It was repulsive and disturbing enough when it was reported in January that U.S. soldiers had urinated on the dead bodies of suspected Taliban members and, more recently, had accidentally burned Korans.

Now, even more reprehensible, a U.S. soldier–and possibly more–went on a rampage, killing 16 people, including nine children and three women, on Sunday in Kandahar, Afghanistan.

The soldier, a staff sergeant, left his base and went from door to door on his killing spree, at some point gathering several bodies and setting them on fire.

President Barack Obama responded immediately to the incident. “I offer my condolences to the families and loved ones of those who lost their lives and to the people of Afghanistan, who have endured too much violence and suffering,” he said in a written statement.

“This incident,” he continued, “is tragic and shocking, and does not represent the exceptional character of our military and the respect that the United States has for the people of Afghanistan.”

Moreover, he said that a full investigation of the incident would begin immediately in order to obtain “the facts as quickly as possible and to hold accountable anyone responsible.”

There is much speculation over what might have triggered such a cold-blooded massacre.
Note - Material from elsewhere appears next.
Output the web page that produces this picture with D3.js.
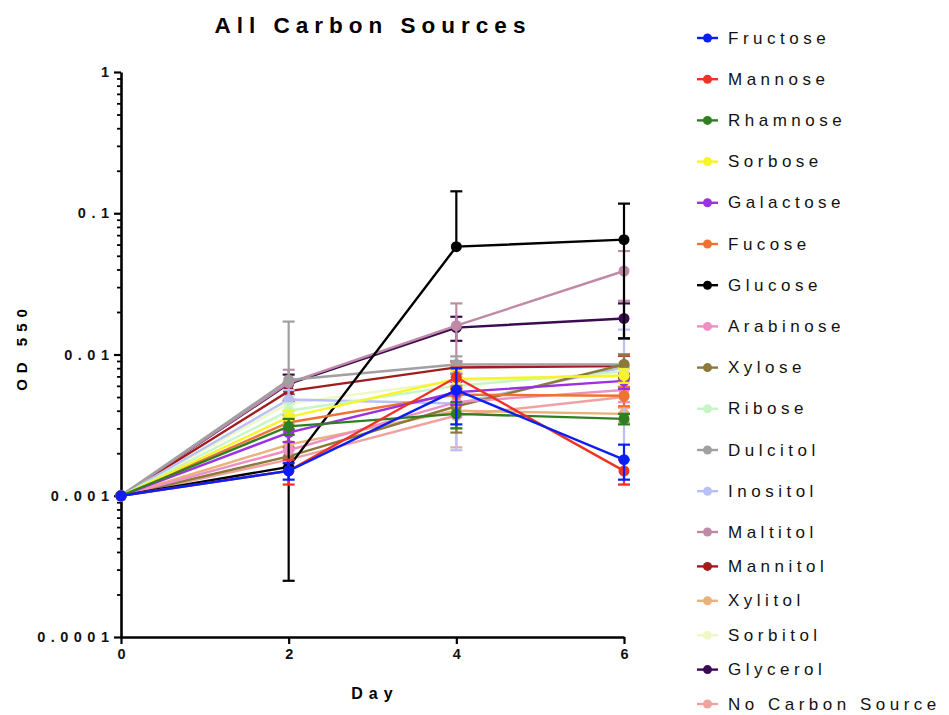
<!DOCTYPE html>
<html>
<head>
<meta charset="utf-8">
<script src="https://cdn.jsdelivr.net/npm/d3@7"></script>
<style>
  body { margin: 0; background: #fff; }
  svg { font-family: "Liberation Sans", Arial, sans-serif; }
</style>
</head>
<body>
<div id="vis"></div>
<script>
const days = [0, 2, 4, 6];
const names = ['Fructose', 'Mannose', 'Rhamnose', 'Sorbose', 'Galactose', 'Fucose',
  'Glucose', 'Arabinose', 'Xylose', 'Ribose', 'Dulcitol', 'Inositol',
  'Maltitol', 'Mannitol', 'Xylitol', 'Sorbitol', 'Glycerol', 'No Carbon Source'];
const colors = ['#0a1ef5', '#ee3326', '#2f7f22', '#f7f52a', '#9b32e0', '#f07232',
  '#000000', '#f08ec6', '#8b7a3c', '#c6f5c6', '#a0a0a0', '#b9c0f5',
  '#c08aa6', '#a11d1d', '#e9b27a', '#eef8c6', '#3b0b52', '#f0a2a0'];

// mean OD550 per series, one value per day
const meanOD = [
  [0.001, 0.0015, 0.0056, 0.0018],  // Fructose
  [0.001, 0.0015, 0.0069, 0.0015],  // Mannose
  [0.001, 0.0031, 0.0038, 0.0035],  // Rhamnose
  [0.001, 0.0036, 0.0067, 0.0071],  // Sorbose
  [0.001, 0.0028, 0.0054, 0.0065],  // Galactose
  [0.001, 0.0033, 0.0052, 0.0051],  // Fucose
  [0.001, 0.0016, 0.058, 0.065],    // Glucose
  [0.001, 0.0021, 0.0046, 0.0056],  // Arabinose
  [0.001, 0.0019, 0.0043, 0.0085],  // Xylose
  [0.001, 0.004, 0.006, 0.0076],    // Ribose
  [0.001, 0.0066, 0.0085, 0.0085],  // Dulcitol
  [0.001, 0.0048, 0.0045, 0.0081],  // Inositol
  [0.001, 0.0063, 0.016, 0.039],    // Maltitol
  [0.001, 0.0055, 0.0081, 0.0083],  // Mannitol
  [0.001, 0.0023, 0.004, 0.0038],   // Xylitol
  [0.001, 0.0045, 0.0065, 0.007],   // Sorbitol
  [0.001, 0.0062, 0.0155, 0.018],   // Glycerol
  [0.001, 0.0018, 0.0037, 0.005]    // No Carbon Source
];
// standard deviations
const sdOD = [
  [0, 0.0002, 0.0024, 0.0005],
  [0, 0.0003, 0.0012, 0.0003],
  [0, 0.0004, 0.0008, 0.0003],
  [0, 0.0004, 0.001, 0.0008],
  [0, 0.0004, 0.001, 0.0008],
  [0, 0.0004, 0.0008, 0.0008],
  [0, 0.00135, 0.085, 0.052],
  [0, 0.0003, 0.001, 0.001],
  [0, 0.0003, 0.0015, 0.0015],
  [0, 0.0005, 0.001, 0.001],
  [0, 0.0105, 0.0012, 0.0015],
  [0, 0.0008, 0.0024, 0.0069],
  [0, 0.0015, 0.007, 0.015],
  [0, 0.0008, 0.0008, 0.0015],
  [0, 0.0004, 0.001, 0.0005],
  [0, 0.0006, 0.0015, 0.001],
  [0, 0.001, 0.003, 0.005],
  [0, 0.0003, 0.0015, 0.0008]
];
const yTicks = [0.0001, 0.001, 0.01, 0.1, 1];
const yTickLabels = ['0.0001', '0.001', '0.01', '0.1', '1'];

const W = 949, H = 715;
const svg = d3.select('#vis').append('svg')
  .attr('width', W).attr('height', H);

const x = d3.scaleLinear().domain([0, 6]).range([121, 624]);
const y = d3.scaleLog().domain([0.0001, 1]).range([637, 72]);

// minor ticks on the log axis
const minor = [];
yTicks.slice(0, -1).forEach(t => { for (let k = 2; k <= 9; k++) minor.push(t * k); });

svg.append('g')
  .attr('transform', 'translate(121,0)')
  .call(d3.axisLeft(y).tickValues(minor).tickSize(4).tickFormat(''))
  .call(g => g.select('.domain').remove())
  .call(g => g.selectAll('line').attr('stroke-width', 1.8));

svg.append('g')
  .attr('transform', 'translate(121,0)')
  .call(d3.axisLeft(y).tickValues(yTicks).tickSize(7).tickSizeOuter(0)
    .tickFormat((d, i) => yTickLabels[i]))
  .call(g => g.select('.domain').attr('stroke-width', 2.6))
  .call(g => g.selectAll('line').attr('stroke-width', 2.2))
  .call(g => g.selectAll('text')
    .attr('font-size', 14.5).attr('font-weight', 'bold')
    .attr('letter-spacing', '5.5px').attr('dx', 5.5).attr('x', -12)
    .attr('fill', '#111'));

svg.append('g')
  .attr('transform', 'translate(0,637)')
  .call(d3.axisBottom(x).tickValues(days).tickSize(7).tickSizeOuter(0)
    .tickFormat(d3.format('d')))
  .call(g => g.select('.domain').attr('stroke-width', 2.6))
  .call(g => g.selectAll('line').attr('stroke-width', 2.2))
  .call(g => g.selectAll('text')
    .attr('font-size', 14.5).attr('font-weight', 'bold').attr('y', 12)
    .attr('fill', '#111'));

// title and axis labels
svg.append('text')
  .attr('x', 370 + 3).attr('y', 33)
  .attr('text-anchor', 'middle')
  .attr('font-size', 22.5).attr('font-weight', 'bold')
  .attr('letter-spacing', '6px')
  .text('All Carbon Sources');

svg.append('text')
  .attr('transform', 'translate(27,350) rotate(-90)')
  .attr('text-anchor', 'middle').attr('dx', 3)
  .attr('font-size', 15).attr('font-weight', 'bold')
  .attr('letter-spacing', '6px')
  .text('OD 550');

svg.append('text')
  .attr('x', 372 + 3).attr('y', 699)
  .attr('text-anchor', 'middle')
  .attr('font-size', 16).attr('font-weight', 'bold')
  .attr('letter-spacing', '6px')
  .text('Day');

// series, drawn last-to-first so Fructose sits on top
const line = d3.line().x((d, i) => x(days[i])).y(d => y(d));
const order = d3.range(names.length).reverse();

order.forEach(s => {
  const g = svg.append('g').attr('class', 'series');
  const c = colors[s];
  // error bars
  meanOD[s].forEach((m, i) => {
    const sd = sdOD[s][i];
    if (!sd) return;
    const cx = x(days[i]);
    const hi = m + sd;
    const lo = m - sd;
    const yTop = y(hi);
    const yBot = lo > 0 ? y(lo) : y(m);
    g.append('line').attr('x1', cx).attr('x2', cx)
      .attr('y1', yTop).attr('y2', yBot)
      .attr('stroke', c).attr('stroke-width', 2.2);
    g.append('line').attr('x1', cx - 6).attr('x2', cx + 6)
      .attr('y1', yTop).attr('y2', yTop)
      .attr('stroke', c).attr('stroke-width', 2.2);
    if (lo > 0) {
      g.append('line').attr('x1', cx - 6).attr('x2', cx + 6)
        .attr('y1', yBot).attr('y2', yBot)
        .attr('stroke', c).attr('stroke-width', 2.2);
    }
  });
  g.append('path')
    .attr('d', line(meanOD[s]))
    .attr('fill', 'none')
    .attr('stroke', c).attr('stroke-width', 2.4);
  g.selectAll('circle').data(meanOD[s]).join('circle')
    .attr('cx', (d, i) => x(days[i]))
    .attr('cy', d => y(d))
    .attr('r', 5.5)
    .attr('fill', c);
});

// legend
const legendY = i => i < 12 ? 38 + i * 41.2 : 532 + (i - 12) * 34.4;
const legend = svg.append('g').attr('class', 'legend');
names.forEach((n, i) => {
  const ly = legendY(i);
  legend.append('line')
    .attr('x1', 697).attr('x2', 718).attr('y1', ly).attr('y2', ly)
    .attr('stroke', colors[i]).attr('stroke-width', 2.4);
  legend.append('circle')
    .attr('cx', 707.5).attr('cy', ly).attr('r', 4.5)
    .attr('fill', colors[i]);
  legend.append('text')
    .attr('x', 728).attr('y', ly + 5.5)
    .attr('font-size', 17)
    .attr('letter-spacing', '4.5px')
    .attr('fill', '#111')
    .text(n);
});
</script>
</body>
</html>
It was reported that the soldier was serving his fourth tour of duty in a combat zone and he may have cracked under the pressure.

Many soldiers in Afghanistan and Iraq have shown signs of breaking down, even taking their own lives. According to one report by the British journal Injury Prevention, Army suicides are up 80 percent since the U.S. began its occupation of Iraq.

“From 1977 to 2003,” the report said, “the tally of Army suicides had tended slightly downward and far below civilian rates, but it started to curve upward in 2004.”

Though the president has called for an investigation, it remains to be seen the extent to which the soldier will be punished. Only one of the nine soldiers charged in the massacre of 24 Iraqi men, women and children in Haditha in 2005 was convicted. That soldier, Staff Sgt. Frank Wuterich, who was charged with leading the slaughter, was convicted of “dereliction of duty” and demoted to private without serving time in jail.

In effect, there is nothing new about atrocities committed by U.S. soldiers, which goes all the way back to the Revolutionary War and certainly includes Vietnam and the incident at My Lai.

Reporter and author Jon Lee Anderson, in a recent issue of the New Yorker, put those soldiers’ misdeeds in historical perspective.

“Such incidents are not unfamiliar to Americans–or should not be,” Anderson wrote. “They happened in Iraq, too. There were the Abu Ghraib ignominies and the Haditha massacre, and there were a thousand lesser, sometimes unreported incidents in which soldiers humiliated, abused or killed Iraqi civilians for reasons that had less to do with the Iraqis’ possible hostile intentions and more to do with the Americans’ fears and hatreds.”

Meanwhile, Afghanistan President Hamid Karzai said the “assassination…cannot be forgiven.”